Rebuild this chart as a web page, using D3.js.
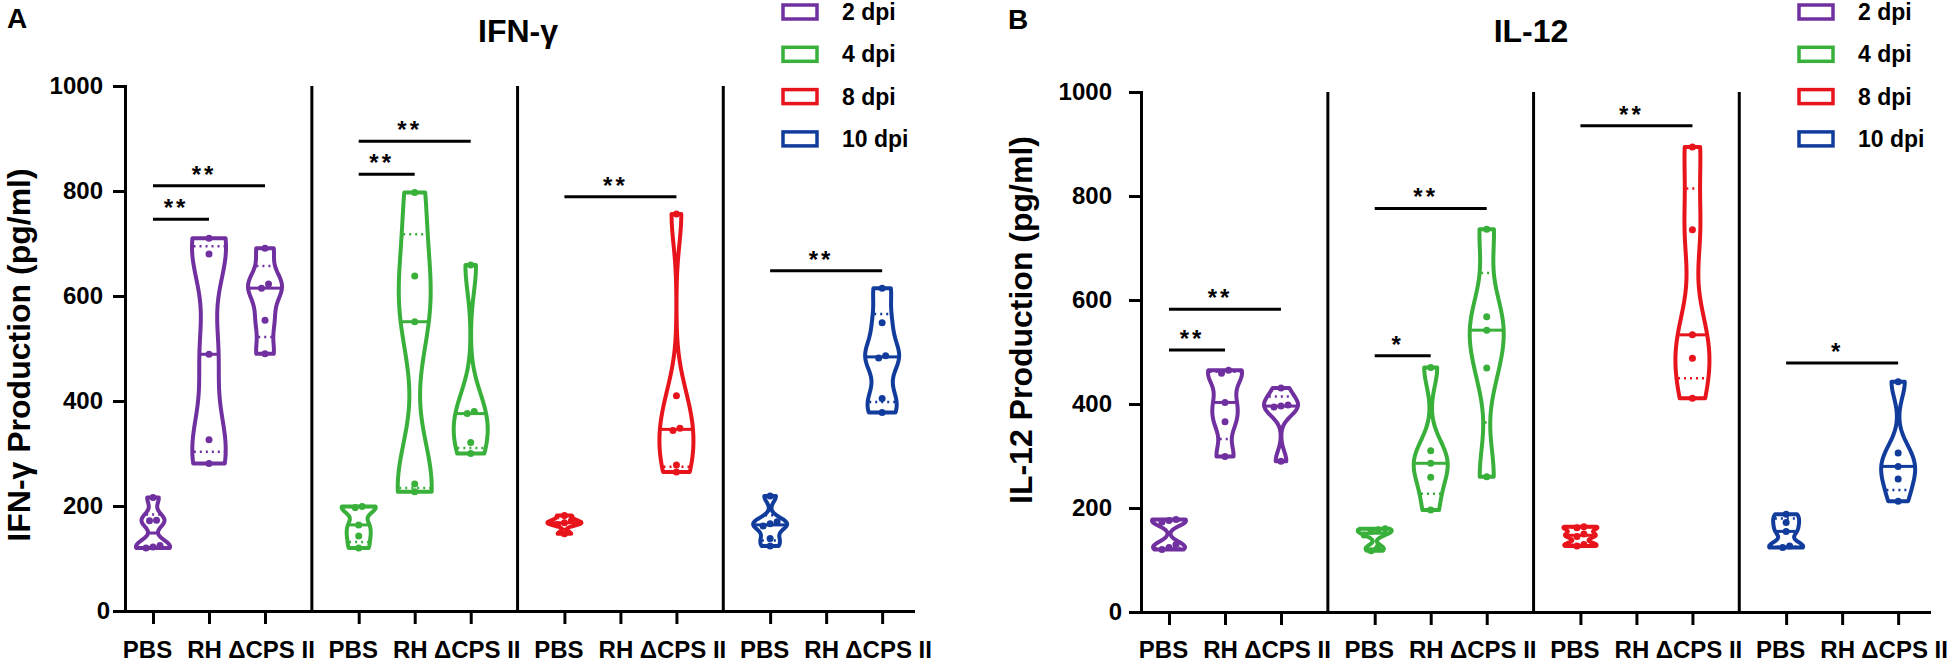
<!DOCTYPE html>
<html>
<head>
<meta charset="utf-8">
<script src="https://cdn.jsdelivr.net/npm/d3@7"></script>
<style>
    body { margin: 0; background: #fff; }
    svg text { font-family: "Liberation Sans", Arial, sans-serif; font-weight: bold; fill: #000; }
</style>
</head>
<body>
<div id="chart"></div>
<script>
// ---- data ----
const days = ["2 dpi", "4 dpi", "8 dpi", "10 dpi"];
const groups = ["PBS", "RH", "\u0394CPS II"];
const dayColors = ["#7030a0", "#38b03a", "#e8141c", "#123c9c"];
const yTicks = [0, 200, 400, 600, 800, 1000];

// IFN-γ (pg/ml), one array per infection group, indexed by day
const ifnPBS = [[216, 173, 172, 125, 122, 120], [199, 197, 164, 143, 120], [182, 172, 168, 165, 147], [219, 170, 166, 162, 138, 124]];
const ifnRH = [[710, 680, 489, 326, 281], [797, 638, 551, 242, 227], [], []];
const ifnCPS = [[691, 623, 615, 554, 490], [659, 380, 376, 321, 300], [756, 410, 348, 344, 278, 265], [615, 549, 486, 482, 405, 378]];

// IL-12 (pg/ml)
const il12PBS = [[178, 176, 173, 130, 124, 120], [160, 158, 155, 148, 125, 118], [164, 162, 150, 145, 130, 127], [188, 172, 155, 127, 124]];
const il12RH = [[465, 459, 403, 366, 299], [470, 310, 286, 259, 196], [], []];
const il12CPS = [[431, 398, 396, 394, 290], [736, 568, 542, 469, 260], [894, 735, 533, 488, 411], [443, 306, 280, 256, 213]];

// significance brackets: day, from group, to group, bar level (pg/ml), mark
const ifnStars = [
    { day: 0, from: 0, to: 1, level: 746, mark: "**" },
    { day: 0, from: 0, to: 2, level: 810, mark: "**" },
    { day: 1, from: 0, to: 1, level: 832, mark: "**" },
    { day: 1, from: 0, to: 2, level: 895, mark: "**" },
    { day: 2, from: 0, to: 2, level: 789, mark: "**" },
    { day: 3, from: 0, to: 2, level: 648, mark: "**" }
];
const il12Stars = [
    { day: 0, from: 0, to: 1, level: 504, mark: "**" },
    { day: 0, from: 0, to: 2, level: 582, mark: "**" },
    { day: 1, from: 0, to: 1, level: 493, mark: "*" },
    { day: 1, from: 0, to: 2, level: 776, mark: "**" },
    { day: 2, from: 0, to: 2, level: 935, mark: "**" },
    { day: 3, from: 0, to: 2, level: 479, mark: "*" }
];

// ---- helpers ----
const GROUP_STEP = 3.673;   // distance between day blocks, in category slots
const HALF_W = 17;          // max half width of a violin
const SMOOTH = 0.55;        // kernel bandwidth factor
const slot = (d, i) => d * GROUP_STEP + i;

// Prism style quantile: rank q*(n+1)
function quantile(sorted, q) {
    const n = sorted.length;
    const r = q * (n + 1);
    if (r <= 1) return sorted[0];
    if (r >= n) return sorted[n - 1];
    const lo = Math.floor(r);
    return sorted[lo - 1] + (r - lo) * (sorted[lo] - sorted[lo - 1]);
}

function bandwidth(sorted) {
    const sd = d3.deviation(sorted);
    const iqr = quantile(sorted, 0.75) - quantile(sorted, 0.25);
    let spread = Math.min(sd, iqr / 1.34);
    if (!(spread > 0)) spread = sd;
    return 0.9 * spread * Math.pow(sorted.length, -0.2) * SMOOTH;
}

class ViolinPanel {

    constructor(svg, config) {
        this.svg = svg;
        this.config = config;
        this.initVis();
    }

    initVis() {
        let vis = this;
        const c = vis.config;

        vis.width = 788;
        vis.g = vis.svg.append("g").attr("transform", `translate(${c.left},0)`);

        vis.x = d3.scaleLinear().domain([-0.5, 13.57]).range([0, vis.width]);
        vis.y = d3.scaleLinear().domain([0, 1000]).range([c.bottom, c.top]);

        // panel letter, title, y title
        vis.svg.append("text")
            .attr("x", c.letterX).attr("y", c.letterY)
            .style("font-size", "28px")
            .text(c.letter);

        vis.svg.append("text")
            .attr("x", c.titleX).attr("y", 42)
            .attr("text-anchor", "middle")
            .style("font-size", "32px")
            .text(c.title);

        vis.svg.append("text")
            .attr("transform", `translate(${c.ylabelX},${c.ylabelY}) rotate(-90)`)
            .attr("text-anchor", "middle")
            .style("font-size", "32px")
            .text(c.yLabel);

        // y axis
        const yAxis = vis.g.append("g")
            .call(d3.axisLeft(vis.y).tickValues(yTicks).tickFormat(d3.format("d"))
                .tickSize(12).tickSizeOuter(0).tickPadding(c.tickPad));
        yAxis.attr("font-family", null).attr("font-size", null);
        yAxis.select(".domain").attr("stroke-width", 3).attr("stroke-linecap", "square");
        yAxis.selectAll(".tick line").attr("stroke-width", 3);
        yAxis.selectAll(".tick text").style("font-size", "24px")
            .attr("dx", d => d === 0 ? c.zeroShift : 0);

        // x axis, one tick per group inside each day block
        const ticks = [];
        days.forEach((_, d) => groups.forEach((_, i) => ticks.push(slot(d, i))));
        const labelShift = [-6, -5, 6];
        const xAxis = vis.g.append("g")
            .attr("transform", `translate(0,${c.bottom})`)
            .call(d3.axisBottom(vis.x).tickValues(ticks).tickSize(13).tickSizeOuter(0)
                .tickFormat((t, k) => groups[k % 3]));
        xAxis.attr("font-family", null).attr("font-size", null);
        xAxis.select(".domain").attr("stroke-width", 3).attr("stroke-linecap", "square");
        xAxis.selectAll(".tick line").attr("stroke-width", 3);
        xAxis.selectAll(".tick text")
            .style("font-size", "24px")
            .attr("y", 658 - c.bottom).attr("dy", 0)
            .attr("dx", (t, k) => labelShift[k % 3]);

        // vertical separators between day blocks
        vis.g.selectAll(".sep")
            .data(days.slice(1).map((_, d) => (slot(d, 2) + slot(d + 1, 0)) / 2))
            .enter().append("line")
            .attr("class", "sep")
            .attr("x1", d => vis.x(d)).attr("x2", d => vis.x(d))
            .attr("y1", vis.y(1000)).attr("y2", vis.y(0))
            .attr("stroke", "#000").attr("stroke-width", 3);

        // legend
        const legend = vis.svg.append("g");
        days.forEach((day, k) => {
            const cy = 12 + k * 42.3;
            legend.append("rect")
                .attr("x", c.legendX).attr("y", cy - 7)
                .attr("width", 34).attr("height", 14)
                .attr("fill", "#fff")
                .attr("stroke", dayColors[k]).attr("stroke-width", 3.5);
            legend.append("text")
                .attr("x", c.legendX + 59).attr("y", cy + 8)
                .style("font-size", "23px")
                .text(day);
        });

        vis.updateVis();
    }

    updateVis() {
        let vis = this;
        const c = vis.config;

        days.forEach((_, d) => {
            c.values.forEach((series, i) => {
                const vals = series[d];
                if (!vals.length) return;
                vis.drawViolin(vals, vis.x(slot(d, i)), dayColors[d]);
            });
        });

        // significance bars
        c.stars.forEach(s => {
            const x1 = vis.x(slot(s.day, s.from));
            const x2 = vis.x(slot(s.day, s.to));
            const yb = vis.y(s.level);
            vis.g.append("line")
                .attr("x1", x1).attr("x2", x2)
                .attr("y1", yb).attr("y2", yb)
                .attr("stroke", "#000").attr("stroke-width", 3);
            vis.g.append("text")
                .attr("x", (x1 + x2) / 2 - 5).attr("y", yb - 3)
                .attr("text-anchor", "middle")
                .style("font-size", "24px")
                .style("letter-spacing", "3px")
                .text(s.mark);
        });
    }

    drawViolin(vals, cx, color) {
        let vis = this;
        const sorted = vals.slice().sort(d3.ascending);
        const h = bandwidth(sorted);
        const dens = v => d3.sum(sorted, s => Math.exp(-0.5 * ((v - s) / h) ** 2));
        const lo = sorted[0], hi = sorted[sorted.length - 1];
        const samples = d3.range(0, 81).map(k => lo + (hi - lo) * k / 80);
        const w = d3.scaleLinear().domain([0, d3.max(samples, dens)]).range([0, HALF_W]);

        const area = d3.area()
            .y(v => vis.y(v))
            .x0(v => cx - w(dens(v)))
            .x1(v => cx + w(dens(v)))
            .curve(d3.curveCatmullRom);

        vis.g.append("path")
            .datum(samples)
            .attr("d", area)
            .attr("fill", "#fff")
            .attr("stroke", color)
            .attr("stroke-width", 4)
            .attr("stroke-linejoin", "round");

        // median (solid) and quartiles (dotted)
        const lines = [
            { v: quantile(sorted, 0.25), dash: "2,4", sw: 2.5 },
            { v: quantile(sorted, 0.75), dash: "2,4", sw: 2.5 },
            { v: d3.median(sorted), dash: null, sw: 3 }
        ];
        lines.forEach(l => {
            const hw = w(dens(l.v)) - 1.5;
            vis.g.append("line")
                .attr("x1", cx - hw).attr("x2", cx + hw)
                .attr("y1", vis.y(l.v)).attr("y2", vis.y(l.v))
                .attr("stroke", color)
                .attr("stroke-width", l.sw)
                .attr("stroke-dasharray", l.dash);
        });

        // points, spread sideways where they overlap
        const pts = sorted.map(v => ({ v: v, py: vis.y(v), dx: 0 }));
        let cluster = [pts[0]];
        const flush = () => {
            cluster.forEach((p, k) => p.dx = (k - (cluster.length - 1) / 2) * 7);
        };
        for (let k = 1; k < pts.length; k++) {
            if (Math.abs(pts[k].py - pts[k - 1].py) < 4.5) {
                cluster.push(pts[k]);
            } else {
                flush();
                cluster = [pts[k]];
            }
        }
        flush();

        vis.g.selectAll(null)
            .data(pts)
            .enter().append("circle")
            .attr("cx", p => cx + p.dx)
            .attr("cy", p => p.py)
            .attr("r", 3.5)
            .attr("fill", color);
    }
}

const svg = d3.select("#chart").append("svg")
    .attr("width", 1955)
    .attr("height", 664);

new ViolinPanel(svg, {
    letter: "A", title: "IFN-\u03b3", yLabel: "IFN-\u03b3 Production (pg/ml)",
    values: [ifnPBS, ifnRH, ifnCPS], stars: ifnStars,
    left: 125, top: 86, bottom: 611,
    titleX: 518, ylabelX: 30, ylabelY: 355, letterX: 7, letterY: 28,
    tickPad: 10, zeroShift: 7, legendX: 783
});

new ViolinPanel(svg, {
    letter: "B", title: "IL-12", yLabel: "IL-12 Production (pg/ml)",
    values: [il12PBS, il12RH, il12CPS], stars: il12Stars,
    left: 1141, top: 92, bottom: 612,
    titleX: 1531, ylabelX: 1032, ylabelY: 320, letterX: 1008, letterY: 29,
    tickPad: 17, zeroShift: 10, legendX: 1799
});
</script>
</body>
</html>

****************************************

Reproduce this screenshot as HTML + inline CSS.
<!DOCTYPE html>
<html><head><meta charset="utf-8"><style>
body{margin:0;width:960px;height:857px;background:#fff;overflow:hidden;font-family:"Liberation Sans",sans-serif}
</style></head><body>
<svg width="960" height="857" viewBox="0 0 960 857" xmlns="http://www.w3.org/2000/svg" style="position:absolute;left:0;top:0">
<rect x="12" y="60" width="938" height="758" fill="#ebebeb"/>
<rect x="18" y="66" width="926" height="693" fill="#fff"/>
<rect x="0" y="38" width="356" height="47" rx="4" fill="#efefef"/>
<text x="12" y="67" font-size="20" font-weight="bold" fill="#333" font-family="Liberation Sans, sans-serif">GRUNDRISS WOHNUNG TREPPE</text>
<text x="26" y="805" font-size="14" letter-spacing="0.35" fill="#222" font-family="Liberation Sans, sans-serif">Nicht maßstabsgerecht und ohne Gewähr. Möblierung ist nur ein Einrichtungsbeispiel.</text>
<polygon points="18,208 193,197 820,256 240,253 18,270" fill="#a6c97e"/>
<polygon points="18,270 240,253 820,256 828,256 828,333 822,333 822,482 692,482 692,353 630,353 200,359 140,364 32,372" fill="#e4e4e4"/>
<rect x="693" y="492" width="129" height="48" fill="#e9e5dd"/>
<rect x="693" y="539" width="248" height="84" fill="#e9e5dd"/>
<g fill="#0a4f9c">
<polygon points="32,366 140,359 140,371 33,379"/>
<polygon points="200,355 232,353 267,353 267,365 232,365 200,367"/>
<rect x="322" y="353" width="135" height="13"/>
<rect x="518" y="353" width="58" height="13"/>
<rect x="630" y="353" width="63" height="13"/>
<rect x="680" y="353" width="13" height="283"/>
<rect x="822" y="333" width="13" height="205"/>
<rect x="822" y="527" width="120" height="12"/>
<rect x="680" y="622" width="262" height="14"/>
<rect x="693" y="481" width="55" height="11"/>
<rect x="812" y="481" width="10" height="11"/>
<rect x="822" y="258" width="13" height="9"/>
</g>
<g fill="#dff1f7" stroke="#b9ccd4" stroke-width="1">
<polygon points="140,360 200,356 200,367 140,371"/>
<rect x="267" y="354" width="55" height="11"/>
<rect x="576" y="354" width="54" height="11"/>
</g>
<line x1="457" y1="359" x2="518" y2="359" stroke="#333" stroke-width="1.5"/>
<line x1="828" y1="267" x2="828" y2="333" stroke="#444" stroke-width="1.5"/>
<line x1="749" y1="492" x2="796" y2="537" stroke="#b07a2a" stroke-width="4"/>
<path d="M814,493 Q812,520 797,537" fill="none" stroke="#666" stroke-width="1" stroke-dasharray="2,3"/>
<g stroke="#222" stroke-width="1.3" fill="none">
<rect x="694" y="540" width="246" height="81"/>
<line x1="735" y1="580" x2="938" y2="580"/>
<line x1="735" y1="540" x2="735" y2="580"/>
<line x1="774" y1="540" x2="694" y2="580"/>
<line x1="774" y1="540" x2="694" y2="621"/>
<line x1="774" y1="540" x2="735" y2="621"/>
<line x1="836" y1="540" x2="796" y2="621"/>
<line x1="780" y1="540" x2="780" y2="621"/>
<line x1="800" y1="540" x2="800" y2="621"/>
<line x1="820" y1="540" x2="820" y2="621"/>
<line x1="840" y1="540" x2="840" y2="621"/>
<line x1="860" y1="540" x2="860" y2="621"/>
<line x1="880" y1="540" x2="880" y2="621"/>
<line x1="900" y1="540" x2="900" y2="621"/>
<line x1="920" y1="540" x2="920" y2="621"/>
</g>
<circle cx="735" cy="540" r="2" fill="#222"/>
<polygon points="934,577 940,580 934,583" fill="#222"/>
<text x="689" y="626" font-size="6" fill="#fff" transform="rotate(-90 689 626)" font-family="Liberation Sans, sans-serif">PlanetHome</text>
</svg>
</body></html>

****************************************

Pictures in the material above should be skipped; print exactly the lines from the one with "Rebuild this chart" through the one with "const yTicks = [0, 200, 400, 600, 800, 1000];".

§ SOLUTION
Rebuild this chart as a web page, using D3.js.
<!DOCTYPE html>
<html>
<head>
<meta charset="utf-8">
<script src="https://cdn.jsdelivr.net/npm/d3@7"></script>
<style>
    body { margin: 0; background: #fff; }
    svg text { font-family: "Liberation Sans", Arial, sans-serif; font-weight: bold; fill: #000; }
</style>
</head>
<body>
<div id="chart"></div>
<script>
// ---- data ----
const days = ["2 dpi", "4 dpi", "8 dpi", "10 dpi"];
const groups = ["PBS", "RH", "\u0394CPS II"];
const dayColors = ["#7030a0", "#38b03a", "#e8141c", "#123c9c"];
const yTicks = [0, 200, 400, 600, 800, 1000];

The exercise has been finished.